What needs to be done =>
Could you copy every line from the material below in which "chart" appears?

Data extract =>
________

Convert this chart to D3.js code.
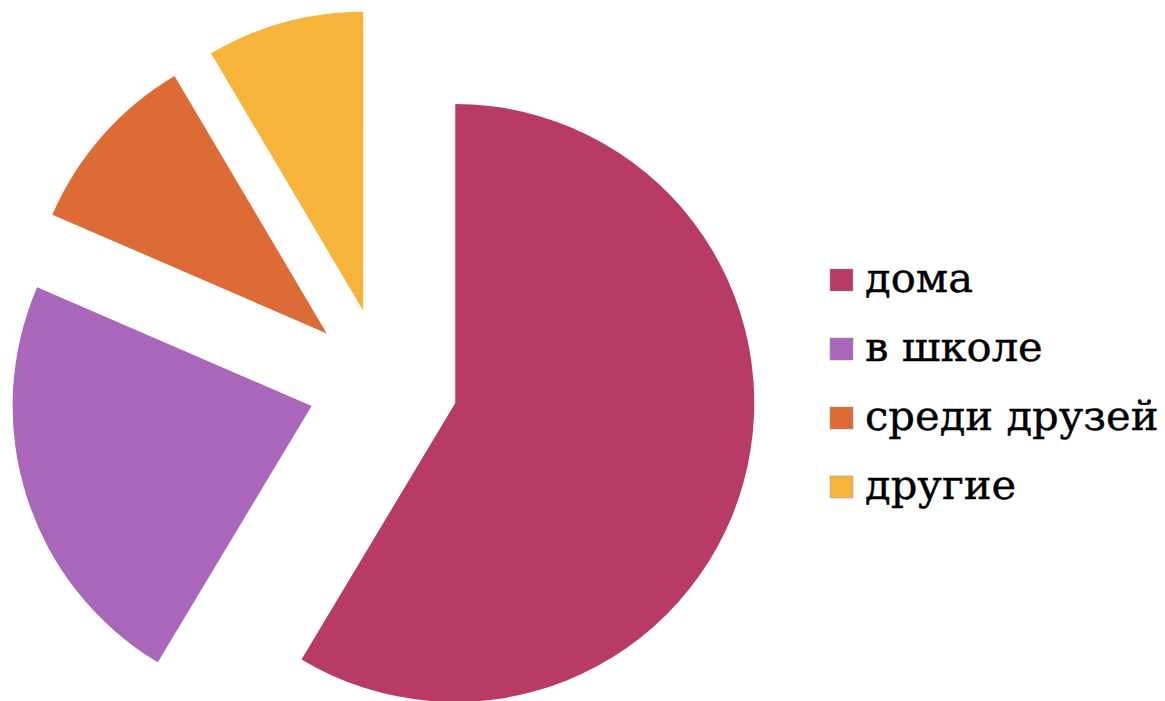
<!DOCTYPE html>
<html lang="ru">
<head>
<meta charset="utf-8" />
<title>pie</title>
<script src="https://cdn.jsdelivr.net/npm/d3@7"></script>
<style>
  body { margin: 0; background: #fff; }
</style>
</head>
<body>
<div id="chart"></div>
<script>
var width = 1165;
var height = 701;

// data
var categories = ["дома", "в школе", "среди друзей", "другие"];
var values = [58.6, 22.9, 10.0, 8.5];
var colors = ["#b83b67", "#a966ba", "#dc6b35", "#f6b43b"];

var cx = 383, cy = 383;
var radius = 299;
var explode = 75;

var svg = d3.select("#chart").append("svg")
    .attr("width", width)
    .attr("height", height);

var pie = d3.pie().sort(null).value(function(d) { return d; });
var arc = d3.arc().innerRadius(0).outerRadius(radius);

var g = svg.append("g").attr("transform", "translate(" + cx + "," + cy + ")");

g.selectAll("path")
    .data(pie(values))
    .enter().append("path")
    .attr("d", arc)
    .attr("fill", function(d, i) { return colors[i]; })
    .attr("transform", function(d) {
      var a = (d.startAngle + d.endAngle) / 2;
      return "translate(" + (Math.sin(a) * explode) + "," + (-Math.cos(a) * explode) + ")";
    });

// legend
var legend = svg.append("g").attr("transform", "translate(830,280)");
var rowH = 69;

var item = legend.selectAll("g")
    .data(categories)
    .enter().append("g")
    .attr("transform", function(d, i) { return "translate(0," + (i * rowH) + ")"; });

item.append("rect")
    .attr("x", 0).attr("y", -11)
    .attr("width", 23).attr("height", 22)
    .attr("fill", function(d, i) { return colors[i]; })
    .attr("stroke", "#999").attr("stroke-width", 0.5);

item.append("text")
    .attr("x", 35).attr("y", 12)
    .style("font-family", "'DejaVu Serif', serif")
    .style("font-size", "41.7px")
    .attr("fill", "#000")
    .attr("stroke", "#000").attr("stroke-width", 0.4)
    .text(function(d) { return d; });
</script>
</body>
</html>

________

Solution =>
Convert this chart to D3.js code.
<div id="chart"></div>
var svg = d3.select("#chart").append("svg")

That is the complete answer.